OSLO, Dec 5 2006 (IPS) - Following the breakdown of UN negotiations, Norway is launching its own push to ban cluster bombs that kill and maim almost only civilians. The country is hoping to repeat the unprecedented success of the anti-landmine campaign in the 1990s.

Cluster bombs contain up to 200 ‘bomblets’ that spread widely when released. According to a report released in November by the non-governmental organisation Handicap International, civilians are 98 percent of all recorded casualties – and 27 percent are children.

The UN has found that Israel’s attack on the Hezbollah in July and August left cluster bombs scattered across almost 250 locations in Lebanon. When Transparency International finished its investigation into this at the end of October, an average of two to three people were being killed or injured daily by unexploded bomblets.

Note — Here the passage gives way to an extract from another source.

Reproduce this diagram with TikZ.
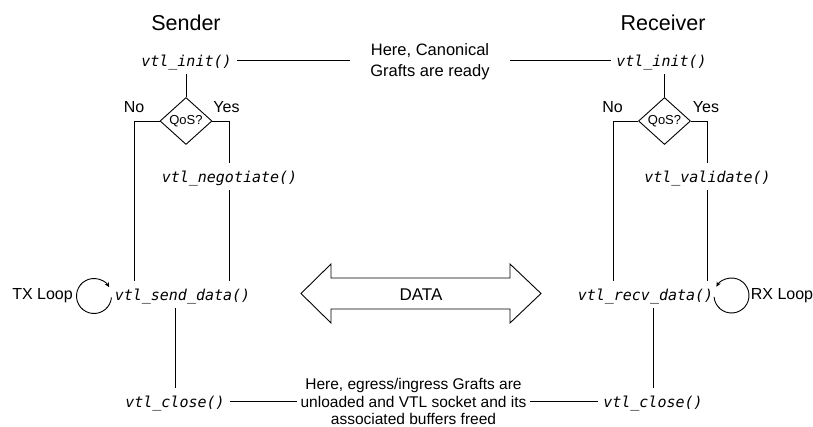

A report sponsored by the Norwegian foreign department found that bomblets mainly affect “children at play, families returning after war, and young men and women in the course of their daily lives, as well as those clearing failed sub-munitions and peacekeepers” in the 24 regions and countries affected.

On Nov. 17 Norway announced plans to invite interested countries to a meeting in early 2007 on developing a new treaty banning cluster bombs. It also announced a moratorium on the testing or use of its own cluster bombs, that make up 40 percent of Norway’s artillery ammunition.

This followed the breakdown of the Convention on Conventional Weapons (CCW) negotiations at the United Nations in Geneva the same day. Delaying tactics by countries such as the United States, Britain, Russia and China prevented formal talks on banning cluster bombs.

“We have tried to work inside the CCW for several years, but have not been successful,” Norwegian state secretary in the foreign department Raymond Johansen told IPS. “Therefore we want to promote a new initiative together with some other countries, and use the same methods that enabled us to get the ban against landmines in the 1990s.”

Norway was one of the first countries to support the NGO-initiated campaign against landmines that resulted in the Landmine Convention of 1999 imposing a global ban on the use, production, export and stockpiling of landmines.

The landmine campaign also followed a breakdown in CCW negotiations.

Many of the countries rejecting direct negotiations on cluster bombs at the CCW rallied around an alternative proposal by Britain to continue ”discussions” next year.

Jody Williams, recipient of the 1997 Nobel Peace Prize for coordinating the landmine campaign, thinks the breakdown in negotiations over cluster bombs shows that countries are using the same obstruction tactics that led to the fight against mines being taken outside the CCW in 1992.

”Normal diplomatic negotiations are not working. Certain governments are sitting there waiting to do nothing,” Williams told IPS.

She supports Norway’s initiative. “Personally I welcome it tremendously, and they certainly have the support of civil society from the landmine movement. Norway was such a leader on the landmine issue that it was obvious that a country like Norway should lead this,” Williams said.

State secretary Johansen does not think that imposing a moratorium on cluster bombs instead of banning them completely sends out too weak a message to other countries.

”For the time being getting countries to impose a moratorium is a tall order. I think a lot of countries think a moratorium is too ambitious, and will be fighting against it,” he said.

”A lot of like-minded countries appreciate the initiative, but countries which produce cluster weapons certainly don’t. We have to explain to countries like Russia, China and the U.S. why we find it necessary to start a campaign to ban certain cluster weapons,” Johansen said.

In practice this means that not all cluster bombs are sought banned, but those that cause “grievous humanitarian consequences.” The details are still to be worked out, he said.

Jody Williams underlines the importance of including civil society in the process.

”I think banning cluster munitions will be more difficult than banning landmines, because this time there has not been the same amount of NGO involvement. Unless you are able to energise civil society, you will have a hard time making progress,” she told IPS.

“It’s not just the declaration that you’re going to lead that matters. It takes following up on the words, it takes sending diplomats to countries to get them on board, it takes civil society in Norway working with civil society in other countries to get them to energise their governments.”

Belgium became the first country to ban cluster bombs this February.